Goal:
Exactly repeat all the records below, omitting the images they hold.

A run of records
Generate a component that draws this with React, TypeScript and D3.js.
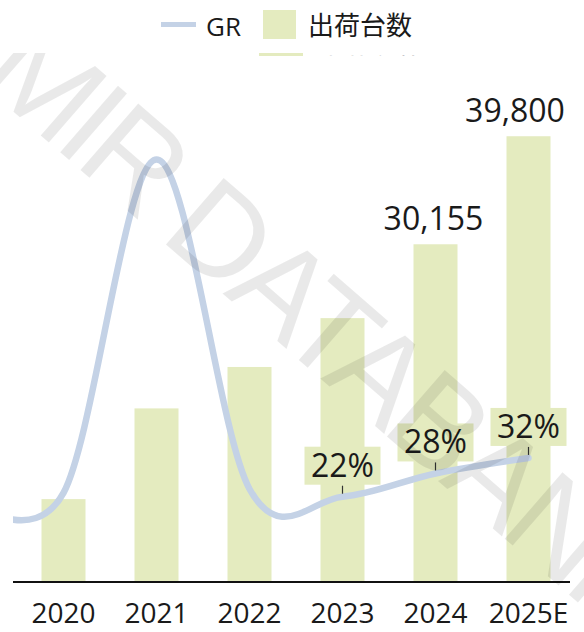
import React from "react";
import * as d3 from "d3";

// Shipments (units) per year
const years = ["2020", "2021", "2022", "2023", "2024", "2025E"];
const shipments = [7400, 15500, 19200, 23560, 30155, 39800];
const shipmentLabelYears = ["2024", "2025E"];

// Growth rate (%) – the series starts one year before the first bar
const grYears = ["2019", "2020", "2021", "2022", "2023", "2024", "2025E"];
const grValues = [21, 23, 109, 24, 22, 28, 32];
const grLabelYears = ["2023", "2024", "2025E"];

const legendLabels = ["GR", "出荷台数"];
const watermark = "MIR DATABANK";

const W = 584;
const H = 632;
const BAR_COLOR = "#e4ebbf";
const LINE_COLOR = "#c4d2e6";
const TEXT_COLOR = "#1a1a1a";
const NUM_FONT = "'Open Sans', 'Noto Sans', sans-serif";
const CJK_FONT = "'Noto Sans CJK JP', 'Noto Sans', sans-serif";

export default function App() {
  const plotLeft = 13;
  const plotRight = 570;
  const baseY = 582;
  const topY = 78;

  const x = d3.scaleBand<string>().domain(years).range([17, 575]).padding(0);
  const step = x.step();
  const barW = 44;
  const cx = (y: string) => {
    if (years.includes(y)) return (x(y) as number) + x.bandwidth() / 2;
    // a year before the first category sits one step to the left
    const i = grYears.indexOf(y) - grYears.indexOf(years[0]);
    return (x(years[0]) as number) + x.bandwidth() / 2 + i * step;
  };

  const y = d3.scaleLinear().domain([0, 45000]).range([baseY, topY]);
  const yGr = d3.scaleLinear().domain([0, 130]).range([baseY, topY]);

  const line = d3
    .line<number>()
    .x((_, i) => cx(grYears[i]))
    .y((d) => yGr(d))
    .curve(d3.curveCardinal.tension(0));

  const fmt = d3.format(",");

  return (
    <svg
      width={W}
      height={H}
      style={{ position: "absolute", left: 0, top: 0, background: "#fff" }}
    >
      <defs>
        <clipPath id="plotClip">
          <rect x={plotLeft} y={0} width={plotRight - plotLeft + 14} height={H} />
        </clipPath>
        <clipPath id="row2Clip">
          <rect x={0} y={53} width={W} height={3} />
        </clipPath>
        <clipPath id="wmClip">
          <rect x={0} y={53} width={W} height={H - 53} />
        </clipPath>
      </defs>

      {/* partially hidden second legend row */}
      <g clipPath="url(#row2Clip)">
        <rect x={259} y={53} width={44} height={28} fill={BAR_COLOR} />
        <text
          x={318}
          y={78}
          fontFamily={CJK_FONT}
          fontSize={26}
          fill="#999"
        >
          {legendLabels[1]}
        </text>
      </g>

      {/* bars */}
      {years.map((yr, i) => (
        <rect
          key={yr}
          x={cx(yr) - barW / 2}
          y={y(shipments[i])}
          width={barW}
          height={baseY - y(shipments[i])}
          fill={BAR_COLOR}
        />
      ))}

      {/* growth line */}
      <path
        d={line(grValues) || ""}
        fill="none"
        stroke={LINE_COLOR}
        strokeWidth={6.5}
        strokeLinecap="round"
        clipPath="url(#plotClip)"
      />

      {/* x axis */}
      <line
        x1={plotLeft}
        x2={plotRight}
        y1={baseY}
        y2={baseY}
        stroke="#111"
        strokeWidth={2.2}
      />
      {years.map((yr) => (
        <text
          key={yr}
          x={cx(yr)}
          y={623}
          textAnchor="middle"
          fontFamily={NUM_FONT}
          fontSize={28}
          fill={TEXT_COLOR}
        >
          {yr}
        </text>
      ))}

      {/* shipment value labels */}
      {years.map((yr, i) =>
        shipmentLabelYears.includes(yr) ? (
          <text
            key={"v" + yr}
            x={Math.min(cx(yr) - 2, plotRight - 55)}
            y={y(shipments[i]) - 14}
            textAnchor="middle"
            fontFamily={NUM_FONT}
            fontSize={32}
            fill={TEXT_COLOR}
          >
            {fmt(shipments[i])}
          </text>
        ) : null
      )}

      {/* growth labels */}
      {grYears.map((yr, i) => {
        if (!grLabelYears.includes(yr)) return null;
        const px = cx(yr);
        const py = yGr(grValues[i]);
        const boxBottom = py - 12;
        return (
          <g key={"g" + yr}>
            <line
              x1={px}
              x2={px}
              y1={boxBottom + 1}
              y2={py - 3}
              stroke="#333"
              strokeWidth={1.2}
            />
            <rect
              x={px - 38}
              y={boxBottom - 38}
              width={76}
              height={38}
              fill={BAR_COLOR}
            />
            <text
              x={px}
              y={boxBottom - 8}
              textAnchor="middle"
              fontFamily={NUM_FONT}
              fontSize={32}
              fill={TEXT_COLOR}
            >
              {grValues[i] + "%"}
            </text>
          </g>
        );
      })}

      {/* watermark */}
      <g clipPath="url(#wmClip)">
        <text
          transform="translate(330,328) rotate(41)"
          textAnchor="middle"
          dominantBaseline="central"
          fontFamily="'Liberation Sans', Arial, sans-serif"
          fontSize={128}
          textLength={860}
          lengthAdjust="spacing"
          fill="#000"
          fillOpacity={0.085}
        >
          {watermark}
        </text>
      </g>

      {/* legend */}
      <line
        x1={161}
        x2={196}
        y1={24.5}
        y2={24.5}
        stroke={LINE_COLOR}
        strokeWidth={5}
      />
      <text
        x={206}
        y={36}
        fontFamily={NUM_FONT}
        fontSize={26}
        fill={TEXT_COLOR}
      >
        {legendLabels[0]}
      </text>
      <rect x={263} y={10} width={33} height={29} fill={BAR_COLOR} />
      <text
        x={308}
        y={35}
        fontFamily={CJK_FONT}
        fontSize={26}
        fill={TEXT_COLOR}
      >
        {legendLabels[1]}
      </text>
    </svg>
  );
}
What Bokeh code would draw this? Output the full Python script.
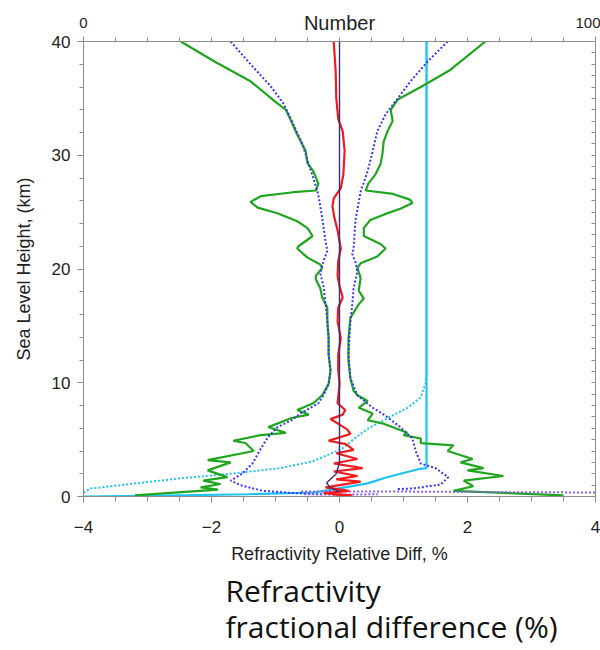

Solution:
Generate a component that draws this with React, TypeScript and D3.js.
import React from "react";
import * as d3 from "d3";

// Shipments (units) per year
const years = ["2020", "2021", "2022", "2023", "2024", "2025E"];
const shipments = [7400, 15500, 19200, 23560, 30155, 39800];
const shipmentLabelYears = ["2024", "2025E"];

// Growth rate (%) – the series starts one year before the first bar
const grYears = ["2019", "2020", "2021", "2022", "2023", "2024", "2025E"];
const grValues = [21, 23, 109, 24, 22, 28, 32];
const grLabelYears = ["2023", "2024", "2025E"];

const legendLabels = ["GR", "出荷台数"];
const watermark = "MIR DATABANK";

const W = 584;
const H = 632;
const BAR_COLOR = "#e4ebbf";
const LINE_COLOR = "#c4d2e6";
const TEXT_COLOR = "#1a1a1a";
const NUM_FONT = "'Open Sans', 'Noto Sans', sans-serif";
const CJK_FONT = "'Noto Sans CJK JP', 'Noto Sans', sans-serif";

export default function App() {
  const plotLeft = 13;
  const plotRight = 570;
  const baseY = 582;
  const topY = 78;

  const x = d3.scaleBand<string>().domain(years).range([17, 575]).padding(0);
  const step = x.step();
  const barW = 44;
  const cx = (y: string) => {
    if (years.includes(y)) return (x(y) as number) + x.bandwidth() / 2;
    // a year before the first category sits one step to the left
    const i = grYears.indexOf(y) - grYears.indexOf(years[0]);
    return (x(years[0]) as number) + x.bandwidth() / 2 + i * step;
  };

  const y = d3.scaleLinear().domain([0, 45000]).range([baseY, topY]);
  const yGr = d3.scaleLinear().domain([0, 130]).range([baseY, topY]);

  const line = d3
    .line<number>()
    .x((_, i) => cx(grYears[i]))
    .y((d) => yGr(d))
    .curve(d3.curveCardinal.tension(0));

  const fmt = d3.format(",");

  return (
    <svg
      width={W}
      height={H}
      style={{ position: "absolute", left: 0, top: 0, background: "#fff" }}
    >
      <defs>
        <clipPath id="plotClip">
          <rect x={plotLeft} y={0} width={plotRight - plotLeft + 14} height={H} />
        </clipPath>
        <clipPath id="row2Clip">
          <rect x={0} y={53} width={W} height={3} />
        </clipPath>
        <clipPath id="wmClip">
          <rect x={0} y={53} width={W} height={H - 53} />
        </clipPath>
      </defs>

      {/* partially hidden second legend row */}
      <g clipPath="url(#row2Clip)">
        <rect x={259} y={53} width={44} height={28} fill={BAR_COLOR} />
        <text
          x={318}
          y={78}
          fontFamily={CJK_FONT}
          fontSize={26}
          fill="#999"
        >
          {legendLabels[1]}
        </text>
      </g>

      {/* bars */}
      {years.map((yr, i) => (
        <rect
          key={yr}
          x={cx(yr) - barW / 2}
          y={y(shipments[i])}
          width={barW}
          height={baseY - y(shipments[i])}
          fill={BAR_COLOR}
        />
      ))}

      {/* growth line */}
      <path
        d={line(grValues) || ""}
        fill="none"
        stroke={LINE_COLOR}
        strokeWidth={6.5}
        strokeLinecap="round"
        clipPath="url(#plotClip)"
      />

      {/* x axis */}
      <line
        x1={plotLeft}
        x2={plotRight}
        y1={baseY}
        y2={baseY}
        stroke="#111"
        strokeWidth={2.2}
      />
      {years.map((yr) => (
        <text
          key={yr}
          x={cx(yr)}
          y={623}
          textAnchor="middle"
          fontFamily={NUM_FONT}
          fontSize={28}
          fill={TEXT_COLOR}
        >
          {yr}
        </text>
      ))}

      {/* shipment value labels */}
      {years.map((yr, i) =>
        shipmentLabelYears.includes(yr) ? (
          <text
            key={"v" + yr}
            x={Math.min(cx(yr) - 2, plotRight - 55)}
            y={y(shipments[i]) - 14}
            textAnchor="middle"
            fontFamily={NUM_FONT}
            fontSize={32}
            fill={TEXT_COLOR}
          >
            {fmt(shipments[i])}
          </text>
        ) : null
      )}

      {/* growth labels */}
      {grYears.map((yr, i) => {
        if (!grLabelYears.includes(yr)) return null;
        const px = cx(yr);
        const py = yGr(grValues[i]);
        const boxBottom = py - 12;
        return (
          <g key={"g" + yr}>
            <line
              x1={px}
              x2={px}
              y1={boxBottom + 1}
              y2={py - 3}
              stroke="#333"
              strokeWidth={1.2}
            />
            <rect
              x={px - 38}
              y={boxBottom - 38}
              width={76}
              height={38}
              fill={BAR_COLOR}
            />
            <text
              x={px}
              y={boxBottom - 8}
              textAnchor="middle"
              fontFamily={NUM_FONT}
              fontSize={32}
              fill={TEXT_COLOR}
            >
              {grValues[i] + "%"}
            </text>
          </g>
        );
      })}

      {/* watermark */}
      <g clipPath="url(#wmClip)">
        <text
          transform="translate(330,328) rotate(41)"
          textAnchor="middle"
          dominantBaseline="central"
          fontFamily="'Liberation Sans', Arial, sans-serif"
          fontSize={128}
          textLength={860}
          lengthAdjust="spacing"
          fill="#000"
          fillOpacity={0.085}
        >
          {watermark}
        </text>
      </g>

      {/* legend */}
      <line
        x1={161}
        x2={196}
        y1={24.5}
        y2={24.5}
        stroke={LINE_COLOR}
        strokeWidth={5}
      />
      <text
        x={206}
        y={36}
        fontFamily={NUM_FONT}
        fontSize={26}
        fill={TEXT_COLOR}
      >
        {legendLabels[0]}
      </text>
      <rect x={263} y={10} width={33} height={29} fill={BAR_COLOR} />
      <text
        x={308}
        y={35}
        fontFamily={CJK_FONT}
        fontSize={26}
        fill={TEXT_COLOR}
      >
        {legendLabels[1]}
      </text>
    </svg>
  );
}
What Bokeh code would draw this? Output the full Python script.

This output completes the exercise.